◆ AIM: Retype all material exactly. Pictures stay out of the copy.

◆ DATA SEGMENT:
--- BEGIN ---
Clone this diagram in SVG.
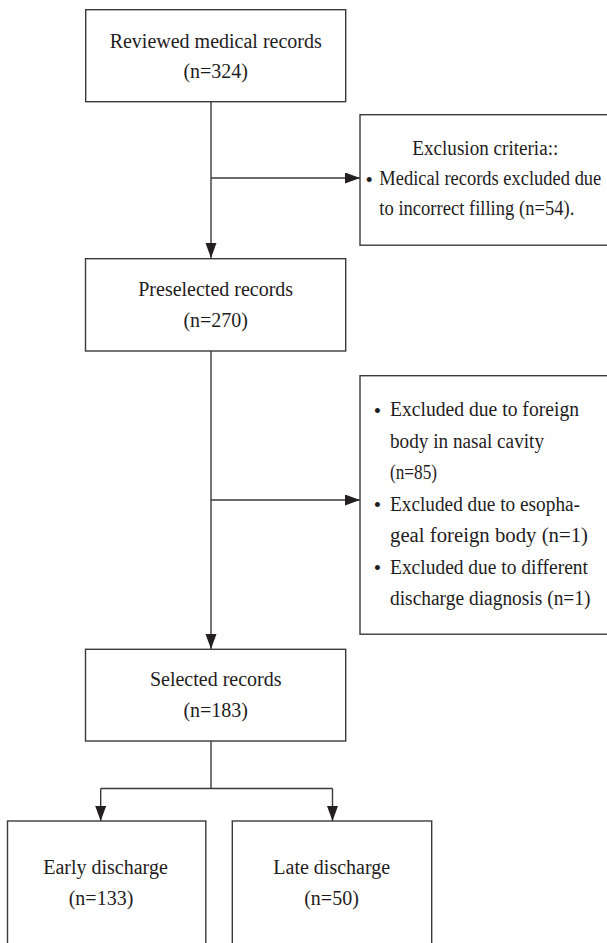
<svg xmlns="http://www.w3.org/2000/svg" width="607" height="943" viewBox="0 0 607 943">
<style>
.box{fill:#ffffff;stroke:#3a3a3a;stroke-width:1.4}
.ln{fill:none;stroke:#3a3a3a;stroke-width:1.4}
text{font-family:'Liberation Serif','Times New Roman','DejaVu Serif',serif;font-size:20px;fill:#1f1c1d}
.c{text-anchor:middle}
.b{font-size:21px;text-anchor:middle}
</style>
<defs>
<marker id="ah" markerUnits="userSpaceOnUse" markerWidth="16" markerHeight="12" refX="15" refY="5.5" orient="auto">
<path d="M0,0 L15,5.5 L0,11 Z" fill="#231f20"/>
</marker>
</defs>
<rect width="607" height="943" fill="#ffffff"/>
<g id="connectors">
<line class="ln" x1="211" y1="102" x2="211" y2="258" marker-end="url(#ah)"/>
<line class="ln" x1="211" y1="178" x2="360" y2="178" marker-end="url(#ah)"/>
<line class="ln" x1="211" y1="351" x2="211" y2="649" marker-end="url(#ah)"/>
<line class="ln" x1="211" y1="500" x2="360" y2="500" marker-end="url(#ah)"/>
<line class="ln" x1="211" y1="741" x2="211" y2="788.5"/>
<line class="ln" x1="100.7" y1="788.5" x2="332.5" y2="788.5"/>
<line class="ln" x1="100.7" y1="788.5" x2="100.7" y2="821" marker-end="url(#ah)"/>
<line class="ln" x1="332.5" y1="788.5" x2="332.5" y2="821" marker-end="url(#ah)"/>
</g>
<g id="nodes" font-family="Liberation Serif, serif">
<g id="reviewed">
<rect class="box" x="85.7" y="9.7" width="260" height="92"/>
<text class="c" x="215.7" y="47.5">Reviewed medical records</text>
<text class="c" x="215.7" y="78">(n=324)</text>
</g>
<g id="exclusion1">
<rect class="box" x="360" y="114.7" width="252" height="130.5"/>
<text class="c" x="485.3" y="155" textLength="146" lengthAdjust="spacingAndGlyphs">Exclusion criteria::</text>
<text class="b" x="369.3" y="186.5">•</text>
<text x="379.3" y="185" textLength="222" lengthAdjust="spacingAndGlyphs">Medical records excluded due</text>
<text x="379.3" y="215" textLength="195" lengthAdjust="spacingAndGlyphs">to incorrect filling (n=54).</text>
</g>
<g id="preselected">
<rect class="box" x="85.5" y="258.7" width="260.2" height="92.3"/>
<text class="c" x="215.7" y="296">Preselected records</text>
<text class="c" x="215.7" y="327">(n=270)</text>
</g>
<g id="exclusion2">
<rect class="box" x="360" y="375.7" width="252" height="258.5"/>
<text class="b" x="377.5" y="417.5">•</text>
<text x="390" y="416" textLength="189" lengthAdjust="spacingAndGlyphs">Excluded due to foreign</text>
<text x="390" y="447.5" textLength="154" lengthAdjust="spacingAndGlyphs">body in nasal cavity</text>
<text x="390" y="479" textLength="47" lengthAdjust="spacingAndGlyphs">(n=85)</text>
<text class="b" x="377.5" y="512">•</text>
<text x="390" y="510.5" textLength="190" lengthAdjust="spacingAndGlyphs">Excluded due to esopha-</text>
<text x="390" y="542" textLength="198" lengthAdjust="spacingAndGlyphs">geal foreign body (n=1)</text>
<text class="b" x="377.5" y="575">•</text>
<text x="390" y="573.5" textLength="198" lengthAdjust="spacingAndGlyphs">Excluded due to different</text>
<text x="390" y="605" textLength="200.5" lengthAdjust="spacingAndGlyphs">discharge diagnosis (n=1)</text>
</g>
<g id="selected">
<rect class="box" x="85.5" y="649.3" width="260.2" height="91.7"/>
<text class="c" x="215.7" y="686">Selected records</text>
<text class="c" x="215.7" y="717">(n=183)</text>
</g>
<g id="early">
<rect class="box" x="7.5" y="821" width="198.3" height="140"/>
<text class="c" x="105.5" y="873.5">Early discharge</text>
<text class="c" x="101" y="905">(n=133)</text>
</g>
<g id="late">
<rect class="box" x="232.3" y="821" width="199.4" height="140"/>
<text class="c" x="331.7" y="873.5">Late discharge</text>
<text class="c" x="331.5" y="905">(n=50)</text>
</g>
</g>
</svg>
--- END ---
◆ ANSWER TO THE PROBLEM:
Clone this diagram in SVG.
<svg xmlns="http://www.w3.org/2000/svg" width="607" height="943" viewBox="0 0 607 943">
<style>
.box{fill:#ffffff;stroke:#3a3a3a;stroke-width:1.4}
.ln{fill:none;stroke:#3a3a3a;stroke-width:1.4}
text{font-family:'Liberation Serif','Times New Roman','DejaVu Serif',serif;font-size:20px;fill:#1f1c1d}
.c{text-anchor:middle}
.b{font-size:21px;text-anchor:middle}
</style>
<defs>
<marker id="ah" markerUnits="userSpaceOnUse" markerWidth="16" markerHeight="12" refX="15" refY="5.5" orient="auto">
<path d="M0,0 L15,5.5 L0,11 Z" fill="#231f20"/>
</marker>
</defs>
<rect width="607" height="943" fill="#ffffff"/>
<g id="connectors">
<line class="ln" x1="211" y1="102" x2="211" y2="258" marker-end="url(#ah)"/>
<line class="ln" x1="211" y1="178" x2="360" y2="178" marker-end="url(#ah)"/>
<line class="ln" x1="211" y1="351" x2="211" y2="649" marker-end="url(#ah)"/>
<line class="ln" x1="211" y1="500" x2="360" y2="500" marker-end="url(#ah)"/>
<line class="ln" x1="211" y1="741" x2="211" y2="788.5"/>
<line class="ln" x1="100.7" y1="788.5" x2="332.5" y2="788.5"/>
<line class="ln" x1="100.7" y1="788.5" x2="100.7" y2="821" marker-end="url(#ah)"/>
<line class="ln" x1="332.5" y1="788.5" x2="332.5" y2="821" marker-end="url(#ah)"/>
</g>
<g id="nodes" font-family="Liberation Serif, serif">
<g id="reviewed">
<rect class="box" x="85.7" y="9.7" width="260" height="92"/>
<text class="c" x="215.7" y="47.5">Reviewed medical records</text>
<text class="c" x="215.7" y="78">(n=324)</text>
</g>
<g id="exclusion1">
<rect class="box" x="360" y="114.7" width="252" height="130.5"/>
<text class="c" x="485.3" y="155" textLength="146" lengthAdjust="spacingAndGlyphs">Exclusion criteria::</text>
<text class="b" x="369.3" y="186.5">•</text>
<text x="379.3" y="185" textLength="222" lengthAdjust="spacingAndGlyphs">Medical records excluded due</text>
<text x="379.3" y="215" textLength="195" lengthAdjust="spacingAndGlyphs">to incorrect filling (n=54).</text>
</g>
<g id="preselected">
<rect class="box" x="85.5" y="258.7" width="260.2" height="92.3"/>
<text class="c" x="215.7" y="296">Preselected records</text>
<text class="c" x="215.7" y="327">(n=270)</text>
</g>
<g id="exclusion2">
<rect class="box" x="360" y="375.7" width="252" height="258.5"/>
<text class="b" x="377.5" y="417.5">•</text>
<text x="390" y="416" textLength="189" lengthAdjust="spacingAndGlyphs">Excluded due to foreign</text>
<text x="390" y="447.5" textLength="154" lengthAdjust="spacingAndGlyphs">body in nasal cavity</text>
<text x="390" y="479" textLength="47" lengthAdjust="spacingAndGlyphs">(n=85)</text>
<text class="b" x="377.5" y="512">•</text>
<text x="390" y="510.5" textLength="190" lengthAdjust="spacingAndGlyphs">Excluded due to esopha-</text>
<text x="390" y="542" textLength="198" lengthAdjust="spacingAndGlyphs">geal foreign body (n=1)</text>
<text class="b" x="377.5" y="575">•</text>
<text x="390" y="573.5" textLength="198" lengthAdjust="spacingAndGlyphs">Excluded due to different</text>
<text x="390" y="605" textLength="200.5" lengthAdjust="spacingAndGlyphs">discharge diagnosis (n=1)</text>
</g>
<g id="selected">
<rect class="box" x="85.5" y="649.3" width="260.2" height="91.7"/>
<text class="c" x="215.7" y="686">Selected records</text>
<text class="c" x="215.7" y="717">(n=183)</text>
</g>
<g id="early">
<rect class="box" x="7.5" y="821" width="198.3" height="140"/>
<text class="c" x="105.5" y="873.5">Early discharge</text>
<text class="c" x="101" y="905">(n=133)</text>
</g>
<g id="late">
<rect class="box" x="232.3" y="821" width="199.4" height="140"/>
<text class="c" x="331.7" y="873.5">Late discharge</text>
<text class="c" x="331.5" y="905">(n=50)</text>
</g>
</g>
</svg>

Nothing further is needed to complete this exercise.